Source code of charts
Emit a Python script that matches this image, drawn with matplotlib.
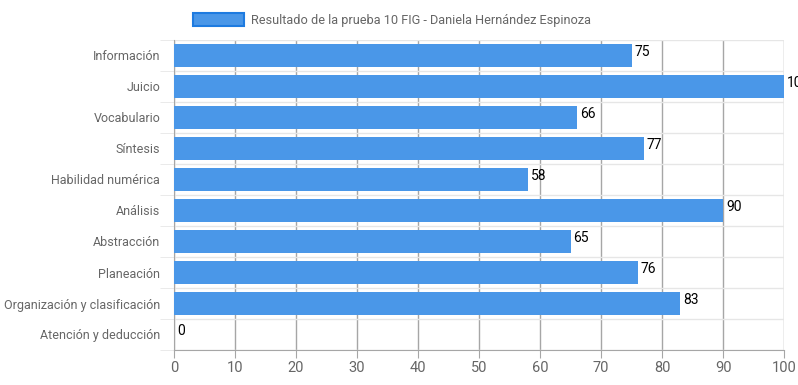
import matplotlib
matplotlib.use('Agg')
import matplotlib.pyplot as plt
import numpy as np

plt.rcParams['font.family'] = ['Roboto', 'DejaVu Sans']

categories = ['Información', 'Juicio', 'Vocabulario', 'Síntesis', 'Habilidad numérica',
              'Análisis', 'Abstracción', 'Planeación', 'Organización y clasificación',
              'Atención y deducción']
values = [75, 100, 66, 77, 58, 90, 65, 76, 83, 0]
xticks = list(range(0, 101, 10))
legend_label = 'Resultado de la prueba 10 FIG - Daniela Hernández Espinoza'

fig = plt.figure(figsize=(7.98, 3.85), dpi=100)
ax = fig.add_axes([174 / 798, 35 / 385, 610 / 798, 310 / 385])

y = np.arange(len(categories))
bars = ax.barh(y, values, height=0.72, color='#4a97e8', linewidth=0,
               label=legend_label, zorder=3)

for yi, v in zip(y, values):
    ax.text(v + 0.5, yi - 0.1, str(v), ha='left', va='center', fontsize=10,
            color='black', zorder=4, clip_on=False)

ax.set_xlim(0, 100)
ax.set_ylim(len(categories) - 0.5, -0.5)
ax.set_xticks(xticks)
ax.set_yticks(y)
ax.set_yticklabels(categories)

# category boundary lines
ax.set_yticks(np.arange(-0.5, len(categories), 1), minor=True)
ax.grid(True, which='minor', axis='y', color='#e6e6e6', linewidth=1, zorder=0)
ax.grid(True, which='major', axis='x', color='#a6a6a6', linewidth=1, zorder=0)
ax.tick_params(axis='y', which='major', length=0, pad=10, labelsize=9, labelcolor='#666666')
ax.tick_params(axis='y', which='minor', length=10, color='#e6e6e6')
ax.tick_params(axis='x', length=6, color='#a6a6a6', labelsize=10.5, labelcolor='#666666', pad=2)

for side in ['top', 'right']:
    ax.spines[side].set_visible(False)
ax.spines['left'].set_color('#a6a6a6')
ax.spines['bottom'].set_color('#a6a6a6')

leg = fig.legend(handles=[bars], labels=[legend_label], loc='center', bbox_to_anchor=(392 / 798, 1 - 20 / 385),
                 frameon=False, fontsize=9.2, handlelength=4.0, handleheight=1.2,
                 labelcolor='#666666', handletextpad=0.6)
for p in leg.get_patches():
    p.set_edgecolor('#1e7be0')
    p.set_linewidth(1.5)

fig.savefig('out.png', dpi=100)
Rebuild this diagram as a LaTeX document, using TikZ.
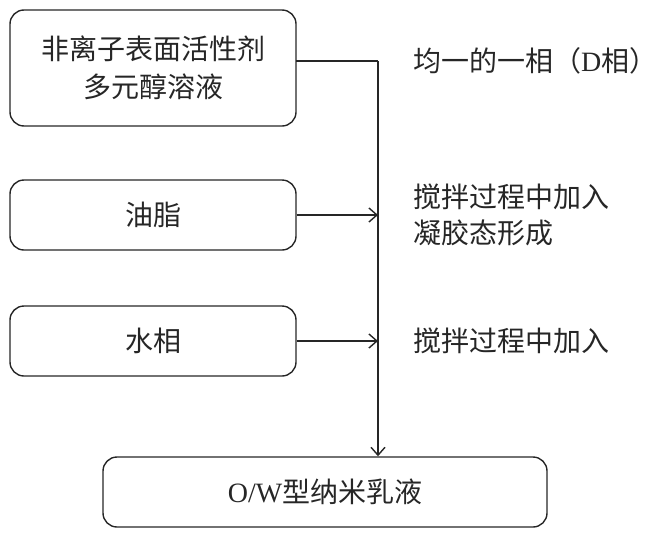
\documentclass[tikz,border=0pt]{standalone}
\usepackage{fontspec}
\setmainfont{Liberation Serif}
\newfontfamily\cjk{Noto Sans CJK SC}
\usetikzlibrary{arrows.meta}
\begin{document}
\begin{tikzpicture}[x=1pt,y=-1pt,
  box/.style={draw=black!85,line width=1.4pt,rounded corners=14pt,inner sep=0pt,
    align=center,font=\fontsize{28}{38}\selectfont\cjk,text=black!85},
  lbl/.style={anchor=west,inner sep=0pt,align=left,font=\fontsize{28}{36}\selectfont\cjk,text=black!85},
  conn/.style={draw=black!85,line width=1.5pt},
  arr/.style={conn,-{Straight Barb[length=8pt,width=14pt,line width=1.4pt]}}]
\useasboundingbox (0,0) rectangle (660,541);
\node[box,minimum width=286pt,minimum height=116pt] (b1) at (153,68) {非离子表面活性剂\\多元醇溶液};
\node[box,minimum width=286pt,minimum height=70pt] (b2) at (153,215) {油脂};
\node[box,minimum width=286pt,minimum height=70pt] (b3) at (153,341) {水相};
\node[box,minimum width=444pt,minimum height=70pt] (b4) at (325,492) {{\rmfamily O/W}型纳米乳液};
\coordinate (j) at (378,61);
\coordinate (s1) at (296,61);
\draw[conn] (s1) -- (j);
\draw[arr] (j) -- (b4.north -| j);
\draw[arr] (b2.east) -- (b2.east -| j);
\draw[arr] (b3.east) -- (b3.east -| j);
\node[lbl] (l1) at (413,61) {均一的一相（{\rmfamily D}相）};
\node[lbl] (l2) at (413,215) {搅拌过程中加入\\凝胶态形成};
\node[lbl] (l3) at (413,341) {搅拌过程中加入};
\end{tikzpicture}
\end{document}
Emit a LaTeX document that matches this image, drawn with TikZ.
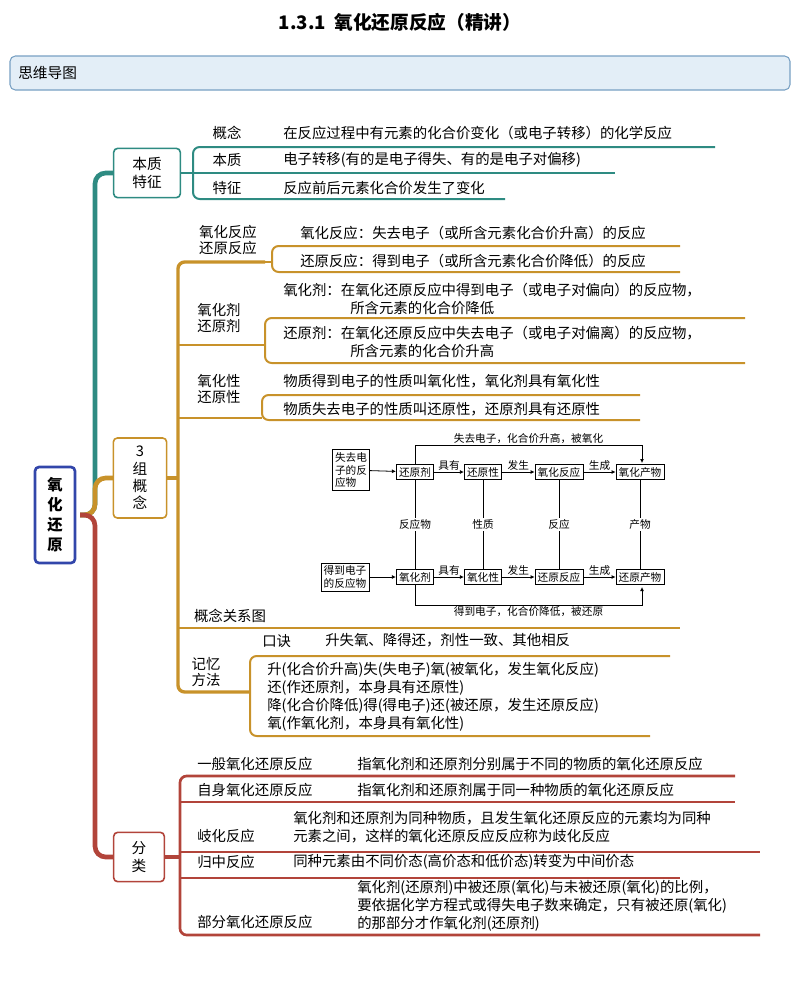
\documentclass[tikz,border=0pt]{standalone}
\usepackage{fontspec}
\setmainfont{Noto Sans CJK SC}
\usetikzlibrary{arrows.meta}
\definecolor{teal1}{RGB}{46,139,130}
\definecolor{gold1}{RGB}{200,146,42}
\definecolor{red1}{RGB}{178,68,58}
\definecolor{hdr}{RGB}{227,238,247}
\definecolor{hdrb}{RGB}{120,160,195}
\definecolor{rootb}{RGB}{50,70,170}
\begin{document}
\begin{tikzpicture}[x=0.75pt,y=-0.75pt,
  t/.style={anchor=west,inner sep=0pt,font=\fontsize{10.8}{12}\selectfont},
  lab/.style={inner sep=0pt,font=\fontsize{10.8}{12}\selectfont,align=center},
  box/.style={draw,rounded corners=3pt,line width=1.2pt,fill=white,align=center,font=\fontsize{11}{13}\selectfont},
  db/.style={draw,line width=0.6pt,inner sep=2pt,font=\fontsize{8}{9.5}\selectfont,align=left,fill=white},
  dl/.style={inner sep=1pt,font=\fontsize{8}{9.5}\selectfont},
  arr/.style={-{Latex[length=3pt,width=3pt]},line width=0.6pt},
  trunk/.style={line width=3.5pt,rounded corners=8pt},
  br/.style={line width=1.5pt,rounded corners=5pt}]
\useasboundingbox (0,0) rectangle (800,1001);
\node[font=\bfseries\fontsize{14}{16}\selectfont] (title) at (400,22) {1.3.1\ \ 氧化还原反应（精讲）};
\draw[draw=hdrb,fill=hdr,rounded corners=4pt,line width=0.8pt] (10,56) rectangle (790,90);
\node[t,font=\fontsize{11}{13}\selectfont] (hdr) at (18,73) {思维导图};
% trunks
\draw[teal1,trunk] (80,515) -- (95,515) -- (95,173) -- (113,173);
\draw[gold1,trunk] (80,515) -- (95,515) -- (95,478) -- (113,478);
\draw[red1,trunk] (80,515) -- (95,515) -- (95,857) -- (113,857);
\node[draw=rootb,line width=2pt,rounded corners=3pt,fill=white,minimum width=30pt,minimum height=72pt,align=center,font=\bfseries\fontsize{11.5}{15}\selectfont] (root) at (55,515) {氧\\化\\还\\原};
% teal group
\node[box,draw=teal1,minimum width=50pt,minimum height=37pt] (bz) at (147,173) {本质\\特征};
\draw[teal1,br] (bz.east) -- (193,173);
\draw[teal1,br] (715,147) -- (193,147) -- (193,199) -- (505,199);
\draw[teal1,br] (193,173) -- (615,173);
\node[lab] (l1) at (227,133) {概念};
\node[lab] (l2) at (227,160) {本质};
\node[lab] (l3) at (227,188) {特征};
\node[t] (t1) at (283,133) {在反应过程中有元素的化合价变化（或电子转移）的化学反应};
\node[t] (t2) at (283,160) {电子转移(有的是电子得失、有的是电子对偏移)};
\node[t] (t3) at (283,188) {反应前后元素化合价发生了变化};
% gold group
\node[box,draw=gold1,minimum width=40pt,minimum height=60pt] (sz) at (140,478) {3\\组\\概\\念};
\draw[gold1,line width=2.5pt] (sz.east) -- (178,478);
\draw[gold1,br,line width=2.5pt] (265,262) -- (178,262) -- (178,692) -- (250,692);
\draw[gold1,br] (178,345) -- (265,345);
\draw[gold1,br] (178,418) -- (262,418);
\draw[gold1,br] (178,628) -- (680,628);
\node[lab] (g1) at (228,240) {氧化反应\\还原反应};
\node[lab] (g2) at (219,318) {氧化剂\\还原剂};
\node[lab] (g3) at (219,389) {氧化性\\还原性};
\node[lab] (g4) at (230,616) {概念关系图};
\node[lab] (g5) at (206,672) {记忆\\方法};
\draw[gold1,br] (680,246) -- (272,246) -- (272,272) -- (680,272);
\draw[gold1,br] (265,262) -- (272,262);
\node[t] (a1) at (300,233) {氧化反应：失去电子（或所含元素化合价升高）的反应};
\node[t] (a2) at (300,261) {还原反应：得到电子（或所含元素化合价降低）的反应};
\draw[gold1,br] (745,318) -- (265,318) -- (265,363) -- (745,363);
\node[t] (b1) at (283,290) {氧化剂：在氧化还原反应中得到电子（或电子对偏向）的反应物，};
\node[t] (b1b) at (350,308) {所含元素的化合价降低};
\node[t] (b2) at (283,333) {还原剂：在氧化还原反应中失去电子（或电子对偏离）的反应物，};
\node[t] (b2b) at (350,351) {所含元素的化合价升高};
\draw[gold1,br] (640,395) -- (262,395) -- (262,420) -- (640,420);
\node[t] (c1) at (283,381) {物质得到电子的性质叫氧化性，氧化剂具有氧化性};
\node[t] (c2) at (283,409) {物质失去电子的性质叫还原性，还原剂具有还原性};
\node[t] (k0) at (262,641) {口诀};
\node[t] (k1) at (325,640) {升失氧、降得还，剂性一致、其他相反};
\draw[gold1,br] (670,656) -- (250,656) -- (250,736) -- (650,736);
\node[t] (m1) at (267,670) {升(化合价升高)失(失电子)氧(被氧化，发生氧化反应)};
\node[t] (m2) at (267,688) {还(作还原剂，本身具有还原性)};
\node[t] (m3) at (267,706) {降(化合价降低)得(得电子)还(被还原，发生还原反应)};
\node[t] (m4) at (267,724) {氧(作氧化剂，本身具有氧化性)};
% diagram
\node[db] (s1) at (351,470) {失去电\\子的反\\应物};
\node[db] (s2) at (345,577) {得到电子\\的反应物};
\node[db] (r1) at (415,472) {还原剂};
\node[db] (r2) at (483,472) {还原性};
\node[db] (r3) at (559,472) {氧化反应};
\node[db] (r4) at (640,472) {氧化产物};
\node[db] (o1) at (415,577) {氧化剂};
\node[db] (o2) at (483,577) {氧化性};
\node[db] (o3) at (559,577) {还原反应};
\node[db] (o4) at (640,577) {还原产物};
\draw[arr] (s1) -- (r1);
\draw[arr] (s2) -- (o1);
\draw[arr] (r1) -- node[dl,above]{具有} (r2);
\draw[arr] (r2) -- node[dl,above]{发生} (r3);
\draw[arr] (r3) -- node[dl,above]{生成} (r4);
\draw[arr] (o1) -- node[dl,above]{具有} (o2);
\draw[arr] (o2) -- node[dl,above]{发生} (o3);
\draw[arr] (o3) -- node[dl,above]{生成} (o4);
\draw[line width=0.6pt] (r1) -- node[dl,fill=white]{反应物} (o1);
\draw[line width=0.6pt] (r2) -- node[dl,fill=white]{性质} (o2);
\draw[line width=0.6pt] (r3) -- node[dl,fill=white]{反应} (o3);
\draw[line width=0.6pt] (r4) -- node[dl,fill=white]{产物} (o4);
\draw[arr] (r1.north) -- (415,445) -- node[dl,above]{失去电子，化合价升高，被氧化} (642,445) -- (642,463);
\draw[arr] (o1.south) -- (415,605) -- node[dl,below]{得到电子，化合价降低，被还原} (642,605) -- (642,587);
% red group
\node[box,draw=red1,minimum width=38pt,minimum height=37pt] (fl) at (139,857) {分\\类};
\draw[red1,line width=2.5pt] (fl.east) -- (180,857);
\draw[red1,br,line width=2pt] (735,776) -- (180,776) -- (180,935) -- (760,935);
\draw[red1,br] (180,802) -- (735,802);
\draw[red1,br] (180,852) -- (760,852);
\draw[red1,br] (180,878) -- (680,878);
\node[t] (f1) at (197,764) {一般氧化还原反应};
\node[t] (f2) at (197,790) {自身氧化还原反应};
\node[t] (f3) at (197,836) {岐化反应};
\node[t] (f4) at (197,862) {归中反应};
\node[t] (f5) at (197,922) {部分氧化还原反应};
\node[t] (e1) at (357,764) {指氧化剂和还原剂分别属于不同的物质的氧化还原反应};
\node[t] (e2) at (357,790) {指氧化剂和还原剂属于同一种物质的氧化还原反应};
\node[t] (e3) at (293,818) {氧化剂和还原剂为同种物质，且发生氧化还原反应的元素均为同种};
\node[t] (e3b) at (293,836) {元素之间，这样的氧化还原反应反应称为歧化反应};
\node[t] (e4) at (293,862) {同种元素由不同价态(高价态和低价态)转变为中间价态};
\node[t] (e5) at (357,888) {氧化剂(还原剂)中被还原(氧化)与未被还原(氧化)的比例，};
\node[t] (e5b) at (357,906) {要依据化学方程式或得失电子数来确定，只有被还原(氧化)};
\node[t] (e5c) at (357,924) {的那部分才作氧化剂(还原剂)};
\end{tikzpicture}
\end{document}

» Task
Everything from the first line of the entries through the line that contains "legend_label = 'Resultado" is to be reproduced exactly, except the pictures.

» Exercise result
Emit a Python script that matches this image, drawn with matplotlib.
import matplotlib
matplotlib.use('Agg')
import matplotlib.pyplot as plt
import numpy as np

plt.rcParams['font.family'] = ['Roboto', 'DejaVu Sans']

categories = ['Información', 'Juicio', 'Vocabulario', 'Síntesis', 'Habilidad numérica',
              'Análisis', 'Abstracción', 'Planeación', 'Organización y clasificación',
              'Atención y deducción']
values = [75, 100, 66, 77, 58, 90, 65, 76, 83, 0]
xticks = list(range(0, 101, 10))
legend_label = 'Resultado de la prueba 10 FIG - Daniela Hernández Espinoza'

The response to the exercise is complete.